A European bank may have lost as much as €500,000 (US$682,000) in a week earlier this year, according to Kaspersky Lab, which analyzed data on a server used in attacks against online banking users in Italy and Turkey.
In a blog post Wednesday, the Russian security company didn’t identify the bank or why it chose to reveal the possible theft six months later. The financial institution has been notified of the discovery, and Kaspersky said is in contact with law enforcement.
On Jan. 20, Kaspersky analysts discovered a command-and-control server for a piece of malware that executed so-called man-in-the-browser attacks on victims’ computers. In that type of attack, malware intervenes during an online banking session and can manipulate or steal data.
Two days later, the fraudsters removed all of the “sensitive components” from the server, Kaspersky wrote. That indicates the cybercriminals may have known someone else was looking at it.
The fraud campaign was nicknamed “Luuuk” by Kaspersky after that name appeared in a file path of the server’s administrator control panel. It appears the server managed the theft of funds from victims’ accounts, automatically transferring the money to the accounts of “mules,” or people who agree to receive the funds for a cut and transfer the bulk of the funds onward.

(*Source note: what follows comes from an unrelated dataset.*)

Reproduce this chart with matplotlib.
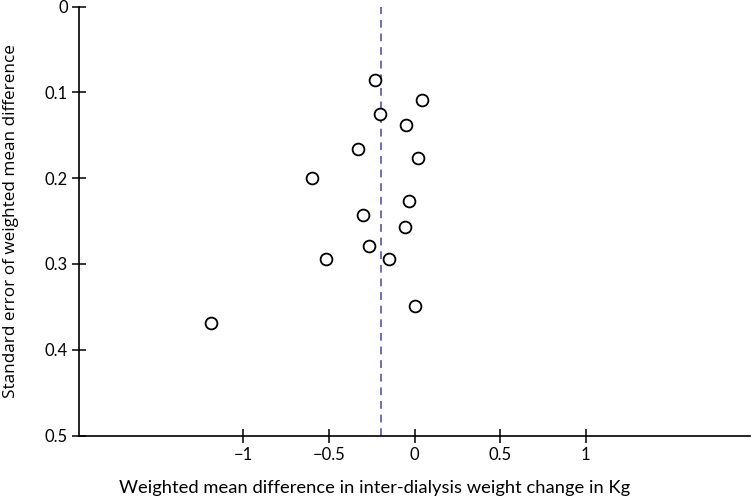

Server logs indicated that as much as €500,000 may have been transferred in a single week, wrote Kaspersky’s Global Research and Analysis Team. The data indicated around 190 victims. Analysts also saw on the server descriptions of fraudulent transfers and the IBAN (international bank account number) numbers for victims and money mules.
Kaspersky hasn’t seen a sample of the actual malware that was on victims’ computers. But data on the server indicated it is similar in functionality to the infamous Zeus banking malware.
The Luuuk malware collected the logins and passwords of victims and one-time passcodes. Since one-time passcodes typically expire in a few minutes, this type of banking malware will use the code to quickly log into the victim’s account.
The attackers checked the victim’s balance and then conducted several fraudulent transactions automatically, likely “in the background of a legitimate banking session,” the company wrote.
There are other indicators that the group is still very active, Kaspersky wrote, although it did not give further details.